Rows from a dataset of charts and code:

++++++++++++++++++++

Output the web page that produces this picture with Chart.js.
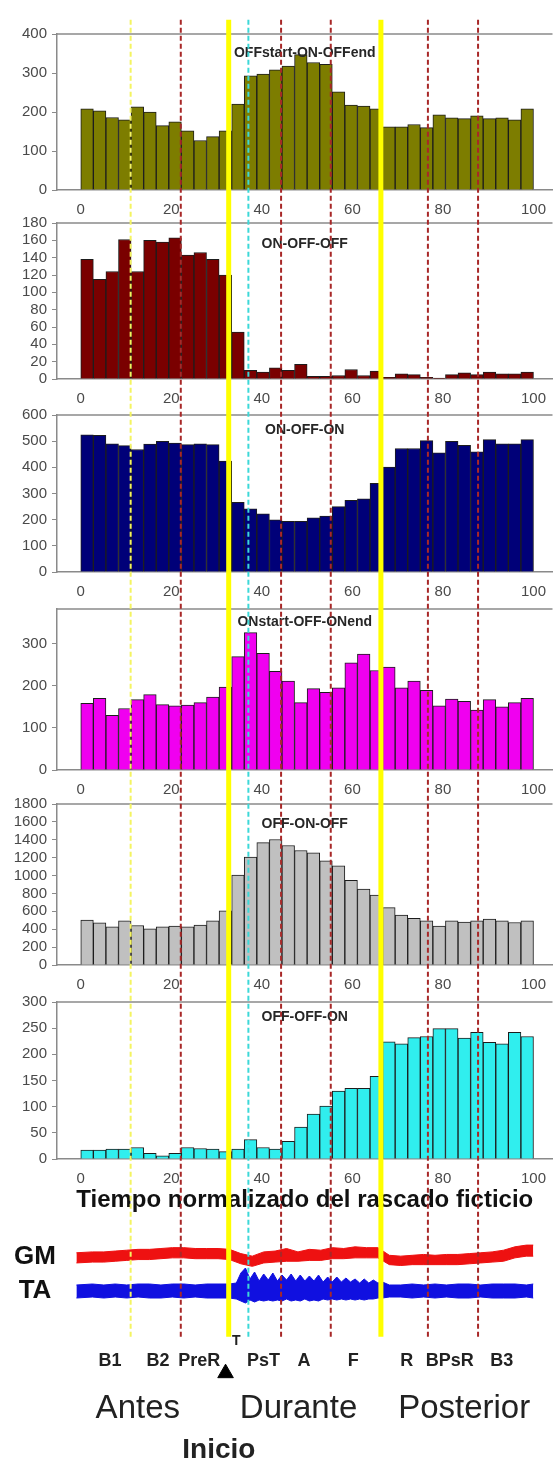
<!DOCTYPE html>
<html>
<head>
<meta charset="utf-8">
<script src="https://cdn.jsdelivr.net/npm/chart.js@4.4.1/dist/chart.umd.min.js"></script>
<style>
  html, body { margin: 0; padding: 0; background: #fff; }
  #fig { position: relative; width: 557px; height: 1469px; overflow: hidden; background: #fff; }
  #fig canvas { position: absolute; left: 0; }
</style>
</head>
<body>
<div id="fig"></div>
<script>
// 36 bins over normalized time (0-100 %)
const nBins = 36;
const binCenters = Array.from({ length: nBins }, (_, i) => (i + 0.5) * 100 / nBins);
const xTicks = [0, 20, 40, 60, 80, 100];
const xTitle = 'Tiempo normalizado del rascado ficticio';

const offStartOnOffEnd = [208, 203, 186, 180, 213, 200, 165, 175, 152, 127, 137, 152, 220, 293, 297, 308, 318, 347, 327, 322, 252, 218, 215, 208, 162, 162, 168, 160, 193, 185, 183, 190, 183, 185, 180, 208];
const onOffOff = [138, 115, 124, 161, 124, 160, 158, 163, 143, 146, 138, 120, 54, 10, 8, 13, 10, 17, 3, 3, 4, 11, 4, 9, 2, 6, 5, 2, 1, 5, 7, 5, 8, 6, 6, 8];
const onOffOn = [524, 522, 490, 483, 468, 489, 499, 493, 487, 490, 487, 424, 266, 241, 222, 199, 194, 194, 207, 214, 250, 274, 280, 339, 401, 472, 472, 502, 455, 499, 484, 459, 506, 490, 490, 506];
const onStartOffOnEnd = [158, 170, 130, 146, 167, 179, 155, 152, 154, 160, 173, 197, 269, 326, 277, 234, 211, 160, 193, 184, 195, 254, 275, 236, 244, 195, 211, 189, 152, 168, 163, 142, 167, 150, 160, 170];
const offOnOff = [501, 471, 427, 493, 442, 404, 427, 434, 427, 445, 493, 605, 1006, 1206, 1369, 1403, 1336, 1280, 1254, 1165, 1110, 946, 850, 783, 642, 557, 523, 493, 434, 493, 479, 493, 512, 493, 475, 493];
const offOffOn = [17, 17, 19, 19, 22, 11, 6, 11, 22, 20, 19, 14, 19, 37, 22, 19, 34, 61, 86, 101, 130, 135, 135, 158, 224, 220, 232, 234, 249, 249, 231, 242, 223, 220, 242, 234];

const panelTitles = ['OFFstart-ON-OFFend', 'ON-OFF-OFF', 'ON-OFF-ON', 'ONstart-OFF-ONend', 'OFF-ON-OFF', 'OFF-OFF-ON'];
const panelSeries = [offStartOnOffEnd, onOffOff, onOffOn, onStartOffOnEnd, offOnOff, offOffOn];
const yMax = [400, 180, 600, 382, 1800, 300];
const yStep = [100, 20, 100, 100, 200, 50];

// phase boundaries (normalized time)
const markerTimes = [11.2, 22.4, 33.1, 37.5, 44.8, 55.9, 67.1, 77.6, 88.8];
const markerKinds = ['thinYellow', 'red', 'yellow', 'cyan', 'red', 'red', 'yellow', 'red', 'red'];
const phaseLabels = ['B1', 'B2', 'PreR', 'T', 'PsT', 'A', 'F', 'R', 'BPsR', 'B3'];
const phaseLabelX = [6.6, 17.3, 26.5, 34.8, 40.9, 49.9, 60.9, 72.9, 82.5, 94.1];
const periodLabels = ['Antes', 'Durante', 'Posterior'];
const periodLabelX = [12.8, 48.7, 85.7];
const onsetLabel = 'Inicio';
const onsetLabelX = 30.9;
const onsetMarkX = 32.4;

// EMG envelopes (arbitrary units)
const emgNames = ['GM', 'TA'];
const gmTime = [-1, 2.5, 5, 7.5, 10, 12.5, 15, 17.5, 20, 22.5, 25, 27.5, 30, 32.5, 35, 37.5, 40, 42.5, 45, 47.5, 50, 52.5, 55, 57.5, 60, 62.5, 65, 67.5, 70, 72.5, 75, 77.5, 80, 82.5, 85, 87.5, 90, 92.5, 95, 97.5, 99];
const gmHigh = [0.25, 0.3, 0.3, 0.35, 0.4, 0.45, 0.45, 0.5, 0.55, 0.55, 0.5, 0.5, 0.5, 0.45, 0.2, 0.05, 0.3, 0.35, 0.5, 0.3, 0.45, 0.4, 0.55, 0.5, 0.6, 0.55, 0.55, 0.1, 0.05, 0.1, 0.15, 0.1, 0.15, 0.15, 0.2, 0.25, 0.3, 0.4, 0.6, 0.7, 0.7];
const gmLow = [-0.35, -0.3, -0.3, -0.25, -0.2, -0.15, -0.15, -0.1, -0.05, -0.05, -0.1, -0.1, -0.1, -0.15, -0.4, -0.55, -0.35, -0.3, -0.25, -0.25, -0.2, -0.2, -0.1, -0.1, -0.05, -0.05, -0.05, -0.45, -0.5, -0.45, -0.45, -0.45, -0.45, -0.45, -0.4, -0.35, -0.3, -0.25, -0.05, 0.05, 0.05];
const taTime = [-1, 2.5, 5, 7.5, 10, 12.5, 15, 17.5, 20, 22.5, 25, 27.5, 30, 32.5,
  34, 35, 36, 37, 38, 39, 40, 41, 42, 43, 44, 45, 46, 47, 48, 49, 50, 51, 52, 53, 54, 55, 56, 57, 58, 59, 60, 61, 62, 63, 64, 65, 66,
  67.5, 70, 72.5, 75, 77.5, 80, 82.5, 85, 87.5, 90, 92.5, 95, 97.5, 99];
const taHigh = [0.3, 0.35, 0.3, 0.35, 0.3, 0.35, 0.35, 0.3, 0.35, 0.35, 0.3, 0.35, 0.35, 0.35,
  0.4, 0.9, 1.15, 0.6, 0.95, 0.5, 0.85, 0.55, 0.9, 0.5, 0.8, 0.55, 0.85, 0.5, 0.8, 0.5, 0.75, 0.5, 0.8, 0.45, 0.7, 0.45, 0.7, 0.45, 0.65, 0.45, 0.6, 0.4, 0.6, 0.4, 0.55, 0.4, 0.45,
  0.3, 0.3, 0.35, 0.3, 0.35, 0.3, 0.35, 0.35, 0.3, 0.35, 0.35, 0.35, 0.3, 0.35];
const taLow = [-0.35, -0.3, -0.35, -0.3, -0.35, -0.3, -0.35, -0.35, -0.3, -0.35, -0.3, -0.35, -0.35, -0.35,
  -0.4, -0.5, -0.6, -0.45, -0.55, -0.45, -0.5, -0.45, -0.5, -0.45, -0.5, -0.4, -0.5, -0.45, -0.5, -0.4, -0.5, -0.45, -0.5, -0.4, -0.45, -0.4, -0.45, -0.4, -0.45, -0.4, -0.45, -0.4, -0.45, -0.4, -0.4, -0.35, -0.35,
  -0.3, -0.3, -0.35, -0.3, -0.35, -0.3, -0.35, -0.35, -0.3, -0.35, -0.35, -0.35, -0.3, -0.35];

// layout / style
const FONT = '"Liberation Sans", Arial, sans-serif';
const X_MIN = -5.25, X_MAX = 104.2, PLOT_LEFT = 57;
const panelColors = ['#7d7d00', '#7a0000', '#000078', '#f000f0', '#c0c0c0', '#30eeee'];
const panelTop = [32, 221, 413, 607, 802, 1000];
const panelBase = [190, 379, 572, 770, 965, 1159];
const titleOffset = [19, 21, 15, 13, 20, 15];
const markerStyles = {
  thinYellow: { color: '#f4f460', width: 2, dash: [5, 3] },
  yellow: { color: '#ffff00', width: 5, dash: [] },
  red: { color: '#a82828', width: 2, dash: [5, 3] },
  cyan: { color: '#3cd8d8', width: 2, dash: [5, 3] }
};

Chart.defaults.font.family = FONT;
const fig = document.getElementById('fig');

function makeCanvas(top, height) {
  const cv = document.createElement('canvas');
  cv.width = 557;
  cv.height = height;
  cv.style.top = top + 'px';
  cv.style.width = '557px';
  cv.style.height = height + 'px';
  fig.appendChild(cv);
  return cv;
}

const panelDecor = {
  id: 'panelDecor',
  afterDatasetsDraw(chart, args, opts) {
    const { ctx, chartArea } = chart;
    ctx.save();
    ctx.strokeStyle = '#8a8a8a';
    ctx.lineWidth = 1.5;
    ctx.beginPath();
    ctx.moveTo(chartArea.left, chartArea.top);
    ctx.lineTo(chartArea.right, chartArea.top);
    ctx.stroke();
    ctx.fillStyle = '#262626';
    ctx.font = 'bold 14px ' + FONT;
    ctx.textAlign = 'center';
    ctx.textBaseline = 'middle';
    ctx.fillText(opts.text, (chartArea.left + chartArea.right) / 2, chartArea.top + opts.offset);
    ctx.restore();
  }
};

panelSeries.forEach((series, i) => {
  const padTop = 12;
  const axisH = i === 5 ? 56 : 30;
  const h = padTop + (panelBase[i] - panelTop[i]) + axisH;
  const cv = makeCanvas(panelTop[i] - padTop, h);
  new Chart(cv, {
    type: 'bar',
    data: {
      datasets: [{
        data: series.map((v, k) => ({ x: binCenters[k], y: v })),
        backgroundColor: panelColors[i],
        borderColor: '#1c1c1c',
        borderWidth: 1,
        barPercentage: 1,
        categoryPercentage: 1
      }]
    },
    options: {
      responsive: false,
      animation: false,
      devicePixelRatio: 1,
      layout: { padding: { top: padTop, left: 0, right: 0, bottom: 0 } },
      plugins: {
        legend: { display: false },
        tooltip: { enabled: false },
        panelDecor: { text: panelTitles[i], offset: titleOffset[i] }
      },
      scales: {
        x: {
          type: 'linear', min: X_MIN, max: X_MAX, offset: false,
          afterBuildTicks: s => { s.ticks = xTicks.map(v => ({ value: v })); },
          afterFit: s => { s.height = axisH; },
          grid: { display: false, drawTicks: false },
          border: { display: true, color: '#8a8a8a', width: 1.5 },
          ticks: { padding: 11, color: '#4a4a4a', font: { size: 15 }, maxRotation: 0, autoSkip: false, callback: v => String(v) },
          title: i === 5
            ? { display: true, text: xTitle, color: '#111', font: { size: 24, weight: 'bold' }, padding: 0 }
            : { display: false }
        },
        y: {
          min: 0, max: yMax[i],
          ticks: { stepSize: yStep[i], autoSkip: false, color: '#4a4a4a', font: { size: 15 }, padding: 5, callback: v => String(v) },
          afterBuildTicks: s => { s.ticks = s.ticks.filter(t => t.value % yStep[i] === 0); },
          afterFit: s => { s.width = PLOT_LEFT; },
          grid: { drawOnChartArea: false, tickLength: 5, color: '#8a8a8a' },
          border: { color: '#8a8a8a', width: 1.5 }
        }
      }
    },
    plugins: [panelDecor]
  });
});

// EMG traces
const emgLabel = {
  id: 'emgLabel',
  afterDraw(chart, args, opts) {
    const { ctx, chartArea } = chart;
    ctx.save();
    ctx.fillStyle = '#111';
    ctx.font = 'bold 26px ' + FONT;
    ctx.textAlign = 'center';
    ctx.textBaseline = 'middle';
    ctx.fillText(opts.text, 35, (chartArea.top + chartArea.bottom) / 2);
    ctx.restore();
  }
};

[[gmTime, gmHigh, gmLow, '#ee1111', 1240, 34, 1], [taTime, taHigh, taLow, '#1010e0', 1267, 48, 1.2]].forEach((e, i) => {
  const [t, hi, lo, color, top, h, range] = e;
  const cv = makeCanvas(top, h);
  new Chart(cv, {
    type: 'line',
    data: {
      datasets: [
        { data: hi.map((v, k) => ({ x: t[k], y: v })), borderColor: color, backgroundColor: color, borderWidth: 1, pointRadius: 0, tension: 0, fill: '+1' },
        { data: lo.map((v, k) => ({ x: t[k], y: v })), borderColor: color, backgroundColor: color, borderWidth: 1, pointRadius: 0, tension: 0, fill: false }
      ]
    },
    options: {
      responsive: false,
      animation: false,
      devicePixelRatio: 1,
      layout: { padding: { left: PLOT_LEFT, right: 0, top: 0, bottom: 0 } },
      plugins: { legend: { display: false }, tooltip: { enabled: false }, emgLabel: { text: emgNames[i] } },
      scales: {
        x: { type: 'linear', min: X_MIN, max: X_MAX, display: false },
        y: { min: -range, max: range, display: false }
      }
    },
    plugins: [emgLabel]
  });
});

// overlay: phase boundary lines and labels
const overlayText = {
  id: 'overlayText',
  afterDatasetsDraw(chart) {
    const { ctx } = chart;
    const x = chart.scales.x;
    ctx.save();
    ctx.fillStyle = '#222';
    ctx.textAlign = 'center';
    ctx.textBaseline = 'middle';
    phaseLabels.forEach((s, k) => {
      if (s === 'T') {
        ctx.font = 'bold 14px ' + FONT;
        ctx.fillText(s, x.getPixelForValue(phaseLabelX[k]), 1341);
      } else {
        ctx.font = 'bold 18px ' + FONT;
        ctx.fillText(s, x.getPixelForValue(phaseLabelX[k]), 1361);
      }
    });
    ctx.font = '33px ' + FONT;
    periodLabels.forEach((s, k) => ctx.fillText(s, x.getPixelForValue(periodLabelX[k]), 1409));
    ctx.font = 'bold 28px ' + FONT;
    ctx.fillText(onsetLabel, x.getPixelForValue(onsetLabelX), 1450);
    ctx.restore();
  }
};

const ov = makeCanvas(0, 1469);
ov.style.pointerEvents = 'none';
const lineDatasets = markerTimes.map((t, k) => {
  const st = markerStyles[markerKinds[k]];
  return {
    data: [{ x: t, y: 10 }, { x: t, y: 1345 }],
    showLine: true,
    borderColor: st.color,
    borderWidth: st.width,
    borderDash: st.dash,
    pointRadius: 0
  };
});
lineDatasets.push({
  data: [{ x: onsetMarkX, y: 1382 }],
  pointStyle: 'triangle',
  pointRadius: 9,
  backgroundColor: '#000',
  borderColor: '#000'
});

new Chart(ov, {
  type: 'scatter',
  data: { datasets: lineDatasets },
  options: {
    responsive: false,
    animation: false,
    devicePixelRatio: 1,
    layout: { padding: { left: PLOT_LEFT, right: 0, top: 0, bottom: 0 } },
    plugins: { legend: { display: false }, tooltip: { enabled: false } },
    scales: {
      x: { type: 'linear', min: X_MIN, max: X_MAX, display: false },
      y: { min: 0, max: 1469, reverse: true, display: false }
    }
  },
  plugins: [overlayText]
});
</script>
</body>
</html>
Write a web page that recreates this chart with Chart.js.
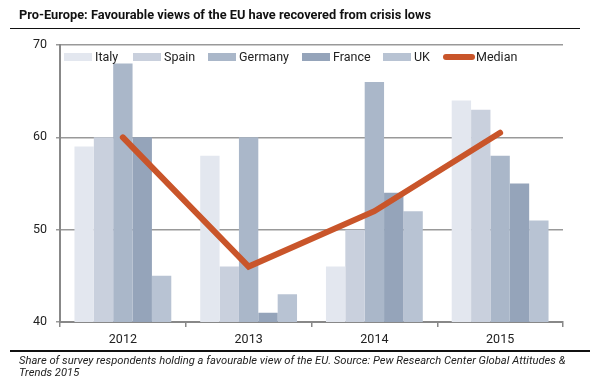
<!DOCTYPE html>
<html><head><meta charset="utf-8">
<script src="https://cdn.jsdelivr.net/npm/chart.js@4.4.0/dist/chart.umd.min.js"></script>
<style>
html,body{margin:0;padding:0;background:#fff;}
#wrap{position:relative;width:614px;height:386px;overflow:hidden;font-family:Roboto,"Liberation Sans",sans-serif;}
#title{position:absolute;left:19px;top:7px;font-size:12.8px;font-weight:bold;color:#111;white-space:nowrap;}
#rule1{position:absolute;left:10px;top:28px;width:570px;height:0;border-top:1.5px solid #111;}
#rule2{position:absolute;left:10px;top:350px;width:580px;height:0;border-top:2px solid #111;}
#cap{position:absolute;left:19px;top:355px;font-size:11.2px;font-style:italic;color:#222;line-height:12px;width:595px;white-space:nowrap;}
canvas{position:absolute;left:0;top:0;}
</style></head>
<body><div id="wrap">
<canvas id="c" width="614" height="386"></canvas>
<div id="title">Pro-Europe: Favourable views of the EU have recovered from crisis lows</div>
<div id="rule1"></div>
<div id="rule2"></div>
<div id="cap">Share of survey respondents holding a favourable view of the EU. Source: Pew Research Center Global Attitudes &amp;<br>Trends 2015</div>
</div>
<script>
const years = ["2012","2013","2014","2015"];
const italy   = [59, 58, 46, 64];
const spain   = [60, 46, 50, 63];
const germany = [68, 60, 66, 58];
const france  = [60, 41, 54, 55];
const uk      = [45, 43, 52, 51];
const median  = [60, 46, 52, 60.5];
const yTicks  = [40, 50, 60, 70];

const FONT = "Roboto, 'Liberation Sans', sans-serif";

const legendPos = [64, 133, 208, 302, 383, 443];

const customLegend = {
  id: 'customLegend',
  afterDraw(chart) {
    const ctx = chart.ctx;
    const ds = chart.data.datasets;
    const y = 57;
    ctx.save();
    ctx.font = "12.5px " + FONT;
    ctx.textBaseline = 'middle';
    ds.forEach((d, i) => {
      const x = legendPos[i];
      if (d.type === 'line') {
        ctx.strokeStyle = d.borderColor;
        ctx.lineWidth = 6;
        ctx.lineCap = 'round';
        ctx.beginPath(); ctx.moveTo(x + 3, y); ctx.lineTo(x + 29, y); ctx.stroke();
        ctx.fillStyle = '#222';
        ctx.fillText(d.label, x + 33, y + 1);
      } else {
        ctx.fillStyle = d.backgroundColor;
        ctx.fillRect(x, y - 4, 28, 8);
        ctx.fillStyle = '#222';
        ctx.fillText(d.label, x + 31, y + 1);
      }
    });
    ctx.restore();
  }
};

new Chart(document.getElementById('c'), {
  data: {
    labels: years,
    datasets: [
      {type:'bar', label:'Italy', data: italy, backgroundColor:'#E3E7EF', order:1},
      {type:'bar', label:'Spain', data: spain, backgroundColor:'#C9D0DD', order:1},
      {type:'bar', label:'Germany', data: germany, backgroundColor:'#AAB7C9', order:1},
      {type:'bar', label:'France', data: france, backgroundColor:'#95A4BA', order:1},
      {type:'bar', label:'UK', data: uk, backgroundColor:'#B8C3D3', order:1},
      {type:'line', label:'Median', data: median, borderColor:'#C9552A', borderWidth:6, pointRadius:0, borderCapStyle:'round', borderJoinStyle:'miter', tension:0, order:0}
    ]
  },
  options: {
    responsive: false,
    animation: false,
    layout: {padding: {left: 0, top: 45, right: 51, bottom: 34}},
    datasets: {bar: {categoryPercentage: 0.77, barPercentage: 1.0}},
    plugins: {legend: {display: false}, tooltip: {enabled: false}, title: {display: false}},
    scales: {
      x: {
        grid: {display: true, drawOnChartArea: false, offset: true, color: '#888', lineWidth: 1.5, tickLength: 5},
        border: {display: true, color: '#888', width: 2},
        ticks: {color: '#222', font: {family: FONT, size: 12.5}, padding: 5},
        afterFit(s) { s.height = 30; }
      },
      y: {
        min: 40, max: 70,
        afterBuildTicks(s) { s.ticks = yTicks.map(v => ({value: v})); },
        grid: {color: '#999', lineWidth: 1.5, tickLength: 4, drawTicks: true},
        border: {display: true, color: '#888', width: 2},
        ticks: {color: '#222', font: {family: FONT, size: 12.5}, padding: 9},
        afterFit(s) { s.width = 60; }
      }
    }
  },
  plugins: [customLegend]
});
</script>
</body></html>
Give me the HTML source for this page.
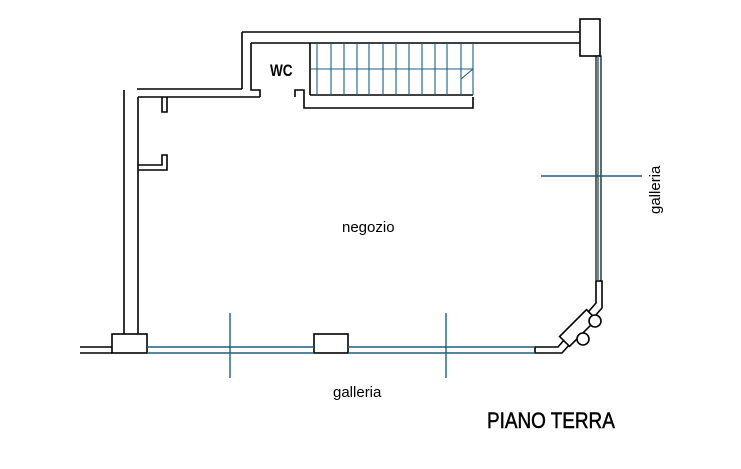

++++++++++++++++++++

→ **Job**
Omit every picture, and please return the entries exactly from the first line through the line with "220, 242, 234];", both included.

→ **Result for this exercise**
Output the web page that produces this picture with Chart.js.
<!DOCTYPE html>
<html>
<head>
<meta charset="utf-8">
<script src="https://cdn.jsdelivr.net/npm/chart.js@4.4.1/dist/chart.umd.min.js"></script>
<style>
  html, body { margin: 0; padding: 0; background: #fff; }
  #fig { position: relative; width: 557px; height: 1469px; overflow: hidden; background: #fff; }
  #fig canvas { position: absolute; left: 0; }
</style>
</head>
<body>
<div id="fig"></div>
<script>
// 36 bins over normalized time (0-100 %)
const nBins = 36;
const binCenters = Array.from({ length: nBins }, (_, i) => (i + 0.5) * 100 / nBins);
const xTicks = [0, 20, 40, 60, 80, 100];
const xTitle = 'Tiempo normalizado del rascado ficticio';

const offStartOnOffEnd = [208, 203, 186, 180, 213, 200, 165, 175, 152, 127, 137, 152, 220, 293, 297, 308, 318, 347, 327, 322, 252, 218, 215, 208, 162, 162, 168, 160, 193, 185, 183, 190, 183, 185, 180, 208];
const onOffOff = [138, 115, 124, 161, 124, 160, 158, 163, 143, 146, 138, 120, 54, 10, 8, 13, 10, 17, 3, 3, 4, 11, 4, 9, 2, 6, 5, 2, 1, 5, 7, 5, 8, 6, 6, 8];
const onOffOn = [524, 522, 490, 483, 468, 489, 499, 493, 487, 490, 487, 424, 266, 241, 222, 199, 194, 194, 207, 214, 250, 274, 280, 339, 401, 472, 472, 502, 455, 499, 484, 459, 506, 490, 490, 506];
const onStartOffOnEnd = [158, 170, 130, 146, 167, 179, 155, 152, 154, 160, 173, 197, 269, 326, 277, 234, 211, 160, 193, 184, 195, 254, 275, 236, 244, 195, 211, 189, 152, 168, 163, 142, 167, 150, 160, 170];
const offOnOff = [501, 471, 427, 493, 442, 404, 427, 434, 427, 445, 493, 605, 1006, 1206, 1369, 1403, 1336, 1280, 1254, 1165, 1110, 946, 850, 783, 642, 557, 523, 493, 434, 493, 479, 493, 512, 493, 475, 493];
const offOffOn = [17, 17, 19, 19, 22, 11, 6, 11, 22, 20, 19, 14, 19, 37, 22, 19, 34, 61, 86, 101, 130, 135, 135, 158, 224, 220, 232, 234, 249, 249, 231, 242, 223, 220, 242, 234];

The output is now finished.